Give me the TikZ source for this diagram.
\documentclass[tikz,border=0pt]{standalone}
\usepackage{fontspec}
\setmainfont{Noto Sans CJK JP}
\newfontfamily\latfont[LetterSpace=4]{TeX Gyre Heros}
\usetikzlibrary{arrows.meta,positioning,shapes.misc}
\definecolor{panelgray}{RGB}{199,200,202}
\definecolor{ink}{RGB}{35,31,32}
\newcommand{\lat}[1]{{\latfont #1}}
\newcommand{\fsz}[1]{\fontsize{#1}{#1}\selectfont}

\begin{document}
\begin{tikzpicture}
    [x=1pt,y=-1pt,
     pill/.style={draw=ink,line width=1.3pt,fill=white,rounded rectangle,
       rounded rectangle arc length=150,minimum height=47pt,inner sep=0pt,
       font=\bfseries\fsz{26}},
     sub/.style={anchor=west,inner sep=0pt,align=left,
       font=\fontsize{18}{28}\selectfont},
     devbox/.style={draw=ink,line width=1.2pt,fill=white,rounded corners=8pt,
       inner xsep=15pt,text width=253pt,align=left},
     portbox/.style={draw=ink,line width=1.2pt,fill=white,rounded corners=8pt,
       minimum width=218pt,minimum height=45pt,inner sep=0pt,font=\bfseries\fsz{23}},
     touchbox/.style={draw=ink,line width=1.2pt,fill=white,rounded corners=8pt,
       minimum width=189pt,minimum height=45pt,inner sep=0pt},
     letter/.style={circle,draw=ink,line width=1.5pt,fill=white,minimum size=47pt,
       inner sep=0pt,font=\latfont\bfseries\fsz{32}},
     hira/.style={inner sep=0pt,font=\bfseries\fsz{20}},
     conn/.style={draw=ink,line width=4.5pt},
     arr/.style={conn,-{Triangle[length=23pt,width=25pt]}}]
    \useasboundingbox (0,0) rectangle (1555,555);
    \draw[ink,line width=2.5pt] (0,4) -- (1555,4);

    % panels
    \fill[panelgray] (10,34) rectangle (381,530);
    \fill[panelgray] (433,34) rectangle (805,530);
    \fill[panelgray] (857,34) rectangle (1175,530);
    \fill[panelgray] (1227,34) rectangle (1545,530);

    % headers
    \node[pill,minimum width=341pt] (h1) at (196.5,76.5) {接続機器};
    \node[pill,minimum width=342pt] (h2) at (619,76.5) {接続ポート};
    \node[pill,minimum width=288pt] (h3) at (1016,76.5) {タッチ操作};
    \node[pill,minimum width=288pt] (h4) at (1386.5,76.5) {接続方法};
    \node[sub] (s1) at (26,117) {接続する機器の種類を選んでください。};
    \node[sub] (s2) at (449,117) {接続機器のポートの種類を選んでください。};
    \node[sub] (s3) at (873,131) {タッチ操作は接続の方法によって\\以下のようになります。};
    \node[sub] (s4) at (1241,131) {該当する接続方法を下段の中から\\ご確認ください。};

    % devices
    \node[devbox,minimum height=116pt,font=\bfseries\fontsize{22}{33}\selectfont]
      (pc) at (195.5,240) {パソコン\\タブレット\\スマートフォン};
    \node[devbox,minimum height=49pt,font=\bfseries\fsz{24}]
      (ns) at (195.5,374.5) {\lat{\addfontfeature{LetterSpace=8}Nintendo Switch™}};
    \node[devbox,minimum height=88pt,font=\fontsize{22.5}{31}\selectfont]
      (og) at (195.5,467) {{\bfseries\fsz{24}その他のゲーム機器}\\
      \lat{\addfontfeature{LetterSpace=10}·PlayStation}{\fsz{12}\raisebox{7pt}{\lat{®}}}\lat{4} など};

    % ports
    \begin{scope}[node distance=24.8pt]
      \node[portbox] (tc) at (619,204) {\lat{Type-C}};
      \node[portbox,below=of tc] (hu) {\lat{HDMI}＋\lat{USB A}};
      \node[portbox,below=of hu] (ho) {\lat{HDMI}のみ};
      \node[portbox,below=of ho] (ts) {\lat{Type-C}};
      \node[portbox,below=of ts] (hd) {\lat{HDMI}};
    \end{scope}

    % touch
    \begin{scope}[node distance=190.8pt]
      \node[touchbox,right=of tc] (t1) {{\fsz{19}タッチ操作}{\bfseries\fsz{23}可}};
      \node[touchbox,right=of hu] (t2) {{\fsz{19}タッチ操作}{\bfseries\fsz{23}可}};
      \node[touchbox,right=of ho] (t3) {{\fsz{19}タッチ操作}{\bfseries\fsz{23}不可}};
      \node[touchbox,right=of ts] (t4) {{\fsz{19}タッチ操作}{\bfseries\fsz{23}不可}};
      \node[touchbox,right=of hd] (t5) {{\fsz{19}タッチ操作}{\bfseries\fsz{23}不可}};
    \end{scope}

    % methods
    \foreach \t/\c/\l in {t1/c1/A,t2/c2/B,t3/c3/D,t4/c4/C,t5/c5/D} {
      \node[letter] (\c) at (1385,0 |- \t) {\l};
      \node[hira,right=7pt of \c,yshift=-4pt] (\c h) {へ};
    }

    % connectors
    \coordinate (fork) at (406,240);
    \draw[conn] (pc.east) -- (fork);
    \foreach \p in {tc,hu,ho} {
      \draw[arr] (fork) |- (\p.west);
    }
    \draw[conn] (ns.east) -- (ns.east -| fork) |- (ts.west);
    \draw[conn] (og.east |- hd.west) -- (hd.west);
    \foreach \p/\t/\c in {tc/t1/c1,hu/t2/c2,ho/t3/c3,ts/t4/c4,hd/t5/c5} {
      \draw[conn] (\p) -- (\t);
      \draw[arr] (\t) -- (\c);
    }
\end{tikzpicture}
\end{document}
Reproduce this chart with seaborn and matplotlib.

====================

» Your task: Using the listing above, reproduce each line without omission.

» Result below:
Give me the TikZ source for this diagram.
\documentclass[tikz,border=0pt]{standalone}
\usepackage{fontspec}
\setmainfont{Noto Sans CJK JP}
\newfontfamily\latfont[LetterSpace=4]{TeX Gyre Heros}
\usetikzlibrary{arrows.meta,positioning,shapes.misc}
\definecolor{panelgray}{RGB}{199,200,202}
\definecolor{ink}{RGB}{35,31,32}
\newcommand{\lat}[1]{{\latfont #1}}
\newcommand{\fsz}[1]{\fontsize{#1}{#1}\selectfont}

\begin{document}
\begin{tikzpicture}
    [x=1pt,y=-1pt,
     pill/.style={draw=ink,line width=1.3pt,fill=white,rounded rectangle,
       rounded rectangle arc length=150,minimum height=47pt,inner sep=0pt,
       font=\bfseries\fsz{26}},
     sub/.style={anchor=west,inner sep=0pt,align=left,
       font=\fontsize{18}{28}\selectfont},
     devbox/.style={draw=ink,line width=1.2pt,fill=white,rounded corners=8pt,
       inner xsep=15pt,text width=253pt,align=left},
     portbox/.style={draw=ink,line width=1.2pt,fill=white,rounded corners=8pt,
       minimum width=218pt,minimum height=45pt,inner sep=0pt,font=\bfseries\fsz{23}},
     touchbox/.style={draw=ink,line width=1.2pt,fill=white,rounded corners=8pt,
       minimum width=189pt,minimum height=45pt,inner sep=0pt},
     letter/.style={circle,draw=ink,line width=1.5pt,fill=white,minimum size=47pt,
       inner sep=0pt,font=\latfont\bfseries\fsz{32}},
     hira/.style={inner sep=0pt,font=\bfseries\fsz{20}},
     conn/.style={draw=ink,line width=4.5pt},
     arr/.style={conn,-{Triangle[length=23pt,width=25pt]}}]
    \useasboundingbox (0,0) rectangle (1555,555);
    \draw[ink,line width=2.5pt] (0,4) -- (1555,4);

    % panels
    \fill[panelgray] (10,34) rectangle (381,530);
    \fill[panelgray] (433,34) rectangle (805,530);
    \fill[panelgray] (857,34) rectangle (1175,530);
    \fill[panelgray] (1227,34) rectangle (1545,530);

    % headers
    \node[pill,minimum width=341pt] (h1) at (196.5,76.5) {接続機器};
    \node[pill,minimum width=342pt] (h2) at (619,76.5) {接続ポート};
    \node[pill,minimum width=288pt] (h3) at (1016,76.5) {タッチ操作};
    \node[pill,minimum width=288pt] (h4) at (1386.5,76.5) {接続方法};
    \node[sub] (s1) at (26,117) {接続する機器の種類を選んでください。};
    \node[sub] (s2) at (449,117) {接続機器のポートの種類を選んでください。};
    \node[sub] (s3) at (873,131) {タッチ操作は接続の方法によって\\以下のようになります。};
    \node[sub] (s4) at (1241,131) {該当する接続方法を下段の中から\\ご確認ください。};

    % devices
    \node[devbox,minimum height=116pt,font=\bfseries\fontsize{22}{33}\selectfont]
      (pc) at (195.5,240) {パソコン\\タブレット\\スマートフォン};
    \node[devbox,minimum height=49pt,font=\bfseries\fsz{24}]
      (ns) at (195.5,374.5) {\lat{\addfontfeature{LetterSpace=8}Nintendo Switch™}};
    \node[devbox,minimum height=88pt,font=\fontsize{22.5}{31}\selectfont]
      (og) at (195.5,467) {{\bfseries\fsz{24}その他のゲーム機器}\\
      \lat{\addfontfeature{LetterSpace=10}·PlayStation}{\fsz{12}\raisebox{7pt}{\lat{®}}}\lat{4} など};

    % ports
    \begin{scope}[node distance=24.8pt]
      \node[portbox] (tc) at (619,204) {\lat{Type-C}};
      \node[portbox,below=of tc] (hu) {\lat{HDMI}＋\lat{USB A}};
      \node[portbox,below=of hu] (ho) {\lat{HDMI}のみ};
      \node[portbox,below=of ho] (ts) {\lat{Type-C}};
      \node[portbox,below=of ts] (hd) {\lat{HDMI}};
    \end{scope}

    % touch
    \begin{scope}[node distance=190.8pt]
      \node[touchbox,right=of tc] (t1) {{\fsz{19}タッチ操作}{\bfseries\fsz{23}可}};
      \node[touchbox,right=of hu] (t2) {{\fsz{19}タッチ操作}{\bfseries\fsz{23}可}};
      \node[touchbox,right=of ho] (t3) {{\fsz{19}タッチ操作}{\bfseries\fsz{23}不可}};
      \node[touchbox,right=of ts] (t4) {{\fsz{19}タッチ操作}{\bfseries\fsz{23}不可}};
      \node[touchbox,right=of hd] (t5) {{\fsz{19}タッチ操作}{\bfseries\fsz{23}不可}};
    \end{scope}

    % methods
    \foreach \t/\c/\l in {t1/c1/A,t2/c2/B,t3/c3/D,t4/c4/C,t5/c5/D} {
      \node[letter] (\c) at (1385,0 |- \t) {\l};
      \node[hira,right=7pt of \c,yshift=-4pt] (\c h) {へ};
    }

    % connectors
    \coordinate (fork) at (406,240);
    \draw[conn] (pc.east) -- (fork);
    \foreach \p in {tc,hu,ho} {
      \draw[arr] (fork) |- (\p.west);
    }
    \draw[conn] (ns.east) -- (ns.east -| fork) |- (ts.west);
    \draw[conn] (og.east |- hd.west) -- (hd.west);
    \foreach \p/\t/\c in {tc/t1/c1,hu/t2/c2,ho/t3/c3,ts/t4/c4,hd/t5/c5} {
      \draw[conn] (\p) -- (\t);
      \draw[arr] (\t) -- (\c);
    }
\end{tikzpicture}
\end{document}
Reproduce this chart with seaborn and matplotlib.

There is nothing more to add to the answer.